A San Juan National Forest ranger watches over the sandstone alcoves that
now surround an empty crypt. Groups of archaeologists and tribal consultants
make rare visits. Vandals persist in their trespass and destruction.
Beginning in the 1930s, and for decades after, archaeologists and vandals
systematically emptied the Falls Creek sandstone vault of 19 skeletons of
Ancestral Puebloans and their personal items, such as ancient sandals,
clothing, baskets, jewelry and mats. The site produced one of the most
famous mummies in existence, a young woman nicknamed "Esther" by the man who
discovered her, amateur Durango archaeologist Zeke Flora. He named her for a
cartoon character he'd seen in The Denver Post.
The mummy ended up at the Mesa Verde National Park museum, where she was on
display from 1939 and 1978. She'd been in worse places. Forest Service
archaeologist Sharon Hatch said that the ancient woman's fully mummified
remains once were on display in a barber shop window in Durango.
Another mummy, dubbed "Jasper," was displayed at the Durango Public Library.
While Mesa Verde still houses the female mummy, she is no longer shown to a
curious public.
For the 19 Pueblo Indian tribes and the Jicarilla Apache of New Mexico, the
Hopi of Arizona, the Navajo Nation of the Four Corners and the Utes of
Colorado and Utah, the treatment of their ancestors and the desecration of
ancient burial sites is a horror story of staggering proportions.
"It's very important that these individuals go back to their original
(burial) locations," Clay Hamilton of the Hopi Cultural Preservation Office
said in a telephone interview. "In our belief, they are still caretakers of
these sites."
Part of the Hopis' covenant with Masua, the deity they believe owns this
world, is the marking of migration routes - migrations they were to complete
to become the owners of the world.
"(The mummies) are still on their journey, because their remains haven't
deteriorated back to earth. They are not completely in the spirit realm."
For their remains to be moved and displayed is highly offensive.
"I don't think white people would enjoy seeing George Washington paraded
around on our reservation," Hamilton said.
Even though sites such as the Falls Creek Rock Shelters have been stripped
of their caretakers, the places themselves, and the petroglyphs and
pictographs on cliff overhangs, remain important migration markers, Hamilton
said. He does not believe the Forest Service should reopen the site it
closed in 1992.
Even since the closure, several acts of vandalism have occurred at the sites
roughly 10 miles outside Durango. Big graffiti - initials, valentines and
even a Godzillalike creature - were scratched into the sandstone in May.

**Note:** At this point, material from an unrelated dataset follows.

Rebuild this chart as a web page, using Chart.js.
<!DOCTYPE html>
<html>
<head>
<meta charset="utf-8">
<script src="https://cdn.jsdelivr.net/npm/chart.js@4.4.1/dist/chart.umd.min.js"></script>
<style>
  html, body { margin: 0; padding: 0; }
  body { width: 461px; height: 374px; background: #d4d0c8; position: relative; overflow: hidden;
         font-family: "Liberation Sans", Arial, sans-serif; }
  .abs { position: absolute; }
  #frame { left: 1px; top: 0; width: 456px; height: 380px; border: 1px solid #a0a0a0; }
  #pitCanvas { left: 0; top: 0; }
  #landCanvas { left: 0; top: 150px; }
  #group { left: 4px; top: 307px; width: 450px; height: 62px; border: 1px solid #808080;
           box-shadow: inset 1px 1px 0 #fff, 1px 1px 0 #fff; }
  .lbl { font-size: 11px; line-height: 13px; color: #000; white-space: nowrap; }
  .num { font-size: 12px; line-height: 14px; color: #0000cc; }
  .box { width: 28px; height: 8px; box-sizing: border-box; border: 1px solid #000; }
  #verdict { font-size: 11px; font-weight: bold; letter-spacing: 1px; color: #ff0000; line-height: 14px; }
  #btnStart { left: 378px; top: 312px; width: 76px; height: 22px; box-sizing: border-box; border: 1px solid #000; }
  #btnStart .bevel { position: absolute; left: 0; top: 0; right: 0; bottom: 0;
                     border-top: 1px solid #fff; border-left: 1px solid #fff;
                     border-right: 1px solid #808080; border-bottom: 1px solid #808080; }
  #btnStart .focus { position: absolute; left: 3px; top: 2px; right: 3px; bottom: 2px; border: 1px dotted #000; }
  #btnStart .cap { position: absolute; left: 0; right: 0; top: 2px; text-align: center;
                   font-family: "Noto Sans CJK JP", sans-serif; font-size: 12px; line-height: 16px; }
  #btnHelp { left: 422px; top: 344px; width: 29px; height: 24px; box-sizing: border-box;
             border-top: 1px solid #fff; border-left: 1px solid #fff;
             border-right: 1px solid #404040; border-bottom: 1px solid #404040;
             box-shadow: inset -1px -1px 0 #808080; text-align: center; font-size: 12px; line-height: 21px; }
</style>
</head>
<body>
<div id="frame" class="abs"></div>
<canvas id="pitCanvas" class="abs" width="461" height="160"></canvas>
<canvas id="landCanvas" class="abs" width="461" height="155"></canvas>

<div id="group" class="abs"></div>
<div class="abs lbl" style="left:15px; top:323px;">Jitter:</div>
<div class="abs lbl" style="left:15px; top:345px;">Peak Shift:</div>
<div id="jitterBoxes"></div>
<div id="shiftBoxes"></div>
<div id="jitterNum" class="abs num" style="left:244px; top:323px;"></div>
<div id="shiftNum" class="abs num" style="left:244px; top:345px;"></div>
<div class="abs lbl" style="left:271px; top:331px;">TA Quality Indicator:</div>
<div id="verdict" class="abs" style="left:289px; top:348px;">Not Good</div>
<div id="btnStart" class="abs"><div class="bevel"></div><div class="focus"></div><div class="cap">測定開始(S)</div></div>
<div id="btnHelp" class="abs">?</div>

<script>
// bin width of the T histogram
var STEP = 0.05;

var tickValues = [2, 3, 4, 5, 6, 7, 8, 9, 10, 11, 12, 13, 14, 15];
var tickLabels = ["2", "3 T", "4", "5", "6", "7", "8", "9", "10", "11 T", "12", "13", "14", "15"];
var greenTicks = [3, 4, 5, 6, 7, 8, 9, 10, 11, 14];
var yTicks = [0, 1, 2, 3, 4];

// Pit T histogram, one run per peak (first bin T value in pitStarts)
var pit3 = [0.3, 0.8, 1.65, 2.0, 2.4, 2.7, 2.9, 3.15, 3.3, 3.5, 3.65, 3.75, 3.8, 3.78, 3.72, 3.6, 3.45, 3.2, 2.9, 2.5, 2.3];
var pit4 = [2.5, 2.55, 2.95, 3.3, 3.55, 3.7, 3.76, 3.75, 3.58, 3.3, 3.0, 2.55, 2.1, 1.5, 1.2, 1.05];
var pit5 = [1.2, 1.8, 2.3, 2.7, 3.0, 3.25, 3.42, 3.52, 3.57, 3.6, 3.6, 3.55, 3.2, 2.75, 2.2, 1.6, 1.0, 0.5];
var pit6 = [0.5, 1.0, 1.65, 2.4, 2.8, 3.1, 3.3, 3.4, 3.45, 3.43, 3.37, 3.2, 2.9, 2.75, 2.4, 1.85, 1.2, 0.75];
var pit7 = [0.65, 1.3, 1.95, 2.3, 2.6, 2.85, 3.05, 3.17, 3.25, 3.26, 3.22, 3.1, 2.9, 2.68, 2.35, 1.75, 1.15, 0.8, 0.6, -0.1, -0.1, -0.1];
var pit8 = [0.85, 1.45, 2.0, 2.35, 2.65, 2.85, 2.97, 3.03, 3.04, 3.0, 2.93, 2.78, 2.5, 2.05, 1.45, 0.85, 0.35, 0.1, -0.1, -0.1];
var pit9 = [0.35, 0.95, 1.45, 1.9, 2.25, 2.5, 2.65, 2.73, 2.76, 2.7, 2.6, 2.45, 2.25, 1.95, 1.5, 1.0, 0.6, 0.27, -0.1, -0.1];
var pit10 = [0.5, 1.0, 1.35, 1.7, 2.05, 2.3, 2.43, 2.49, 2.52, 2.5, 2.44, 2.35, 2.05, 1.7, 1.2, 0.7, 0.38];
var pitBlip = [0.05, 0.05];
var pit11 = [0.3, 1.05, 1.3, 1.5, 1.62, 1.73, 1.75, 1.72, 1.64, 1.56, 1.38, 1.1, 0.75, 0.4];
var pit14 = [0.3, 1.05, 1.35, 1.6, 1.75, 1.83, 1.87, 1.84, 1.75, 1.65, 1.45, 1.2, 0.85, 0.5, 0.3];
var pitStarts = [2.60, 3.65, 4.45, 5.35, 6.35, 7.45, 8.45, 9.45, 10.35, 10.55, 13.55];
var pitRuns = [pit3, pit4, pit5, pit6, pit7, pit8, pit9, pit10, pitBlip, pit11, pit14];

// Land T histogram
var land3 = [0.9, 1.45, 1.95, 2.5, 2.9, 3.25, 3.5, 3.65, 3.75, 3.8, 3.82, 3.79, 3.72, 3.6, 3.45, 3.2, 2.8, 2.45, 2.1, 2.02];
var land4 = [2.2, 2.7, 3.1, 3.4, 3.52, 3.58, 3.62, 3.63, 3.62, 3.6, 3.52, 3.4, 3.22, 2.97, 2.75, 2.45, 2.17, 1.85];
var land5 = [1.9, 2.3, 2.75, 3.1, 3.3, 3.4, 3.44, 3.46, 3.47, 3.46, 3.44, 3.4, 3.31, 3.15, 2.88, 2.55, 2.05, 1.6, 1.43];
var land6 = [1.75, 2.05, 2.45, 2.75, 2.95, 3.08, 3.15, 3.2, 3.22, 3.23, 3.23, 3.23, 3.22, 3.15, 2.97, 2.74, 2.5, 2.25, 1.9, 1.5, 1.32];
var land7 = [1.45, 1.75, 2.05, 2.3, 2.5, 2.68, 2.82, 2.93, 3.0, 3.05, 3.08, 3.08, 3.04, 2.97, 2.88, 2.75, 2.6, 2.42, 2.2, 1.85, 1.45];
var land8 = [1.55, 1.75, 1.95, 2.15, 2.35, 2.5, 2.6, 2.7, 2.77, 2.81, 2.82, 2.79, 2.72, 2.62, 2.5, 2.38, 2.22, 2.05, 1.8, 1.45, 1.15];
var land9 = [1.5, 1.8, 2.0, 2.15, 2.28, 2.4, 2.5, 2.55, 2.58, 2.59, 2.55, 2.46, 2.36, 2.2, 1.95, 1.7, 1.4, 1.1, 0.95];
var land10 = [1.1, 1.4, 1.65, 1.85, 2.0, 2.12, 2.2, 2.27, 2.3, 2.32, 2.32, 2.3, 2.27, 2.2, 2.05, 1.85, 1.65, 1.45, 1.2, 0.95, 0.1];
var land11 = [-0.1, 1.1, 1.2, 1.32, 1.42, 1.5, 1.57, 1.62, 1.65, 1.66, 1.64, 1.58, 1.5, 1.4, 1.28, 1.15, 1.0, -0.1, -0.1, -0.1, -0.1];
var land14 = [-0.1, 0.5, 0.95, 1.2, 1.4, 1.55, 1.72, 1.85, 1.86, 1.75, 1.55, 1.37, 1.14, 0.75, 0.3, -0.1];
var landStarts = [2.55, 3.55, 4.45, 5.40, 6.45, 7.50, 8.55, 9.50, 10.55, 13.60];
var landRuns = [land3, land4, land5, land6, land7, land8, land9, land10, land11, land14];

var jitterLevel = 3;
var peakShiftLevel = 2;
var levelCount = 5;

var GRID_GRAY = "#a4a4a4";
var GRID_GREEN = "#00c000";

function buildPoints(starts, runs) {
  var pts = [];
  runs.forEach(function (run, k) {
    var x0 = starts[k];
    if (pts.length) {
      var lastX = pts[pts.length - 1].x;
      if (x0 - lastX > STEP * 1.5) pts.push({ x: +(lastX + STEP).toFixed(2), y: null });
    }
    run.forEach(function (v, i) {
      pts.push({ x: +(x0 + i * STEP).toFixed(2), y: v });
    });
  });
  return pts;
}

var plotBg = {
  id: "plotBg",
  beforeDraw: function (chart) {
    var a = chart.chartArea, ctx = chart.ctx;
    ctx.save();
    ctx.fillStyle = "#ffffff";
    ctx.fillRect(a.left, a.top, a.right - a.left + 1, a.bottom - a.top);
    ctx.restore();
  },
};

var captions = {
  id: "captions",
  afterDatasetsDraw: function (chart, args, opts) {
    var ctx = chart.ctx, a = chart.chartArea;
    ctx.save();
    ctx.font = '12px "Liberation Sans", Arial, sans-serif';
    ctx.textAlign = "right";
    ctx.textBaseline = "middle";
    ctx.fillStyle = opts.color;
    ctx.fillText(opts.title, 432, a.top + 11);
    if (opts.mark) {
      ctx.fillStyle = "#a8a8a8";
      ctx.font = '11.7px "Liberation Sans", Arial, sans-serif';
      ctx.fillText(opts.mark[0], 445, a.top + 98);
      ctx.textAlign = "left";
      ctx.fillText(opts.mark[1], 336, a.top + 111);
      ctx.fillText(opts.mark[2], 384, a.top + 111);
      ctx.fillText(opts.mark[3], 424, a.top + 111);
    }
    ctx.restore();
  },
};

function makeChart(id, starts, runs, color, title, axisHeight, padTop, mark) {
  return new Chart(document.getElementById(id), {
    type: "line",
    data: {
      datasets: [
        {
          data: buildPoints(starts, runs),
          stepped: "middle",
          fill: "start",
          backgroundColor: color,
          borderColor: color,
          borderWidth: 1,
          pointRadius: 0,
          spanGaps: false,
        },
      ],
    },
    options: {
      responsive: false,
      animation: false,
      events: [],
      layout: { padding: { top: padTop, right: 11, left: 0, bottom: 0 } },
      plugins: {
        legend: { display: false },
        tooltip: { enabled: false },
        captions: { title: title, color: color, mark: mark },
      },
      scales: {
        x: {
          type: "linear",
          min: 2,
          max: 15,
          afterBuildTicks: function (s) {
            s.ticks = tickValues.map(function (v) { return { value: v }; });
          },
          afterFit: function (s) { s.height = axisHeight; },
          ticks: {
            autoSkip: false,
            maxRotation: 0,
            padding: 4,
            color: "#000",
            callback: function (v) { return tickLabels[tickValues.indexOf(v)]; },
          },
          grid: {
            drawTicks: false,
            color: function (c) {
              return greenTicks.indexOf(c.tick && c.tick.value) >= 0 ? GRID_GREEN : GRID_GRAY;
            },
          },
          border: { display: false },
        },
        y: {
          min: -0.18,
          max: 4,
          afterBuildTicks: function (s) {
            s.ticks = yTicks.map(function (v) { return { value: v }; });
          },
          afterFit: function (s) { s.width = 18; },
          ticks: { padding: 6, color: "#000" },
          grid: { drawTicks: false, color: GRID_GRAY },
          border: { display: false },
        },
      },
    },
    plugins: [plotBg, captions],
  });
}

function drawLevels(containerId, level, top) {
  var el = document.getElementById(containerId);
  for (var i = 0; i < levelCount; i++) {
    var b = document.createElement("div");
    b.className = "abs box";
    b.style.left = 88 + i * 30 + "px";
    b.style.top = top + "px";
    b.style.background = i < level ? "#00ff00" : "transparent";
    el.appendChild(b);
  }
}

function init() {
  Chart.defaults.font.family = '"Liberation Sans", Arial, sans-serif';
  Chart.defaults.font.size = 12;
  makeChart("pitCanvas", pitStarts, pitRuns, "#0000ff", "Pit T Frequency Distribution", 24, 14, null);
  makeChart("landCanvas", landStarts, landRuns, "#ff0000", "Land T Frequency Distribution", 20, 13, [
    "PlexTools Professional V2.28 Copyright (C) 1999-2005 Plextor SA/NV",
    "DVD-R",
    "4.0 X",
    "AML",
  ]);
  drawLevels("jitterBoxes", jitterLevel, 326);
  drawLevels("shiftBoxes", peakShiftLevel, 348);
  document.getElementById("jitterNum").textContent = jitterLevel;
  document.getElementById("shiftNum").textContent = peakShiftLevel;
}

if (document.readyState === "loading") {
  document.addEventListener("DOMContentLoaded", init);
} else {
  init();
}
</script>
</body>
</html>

Hatch said the Forest Service continues to sort through concerns raised by
all 25 tribes. It must balance their cultural values and the mandates of
federal laws protecting American Indian graves and other cultural resources
with national cultural values, such as scientific research and open access
of Americans to their public lands.
"It takes time to identify the issues and figure out where the compromises
lie," Hatch said. "Any decision (about reburial or permanent site closure) .
. . would come only after long public process."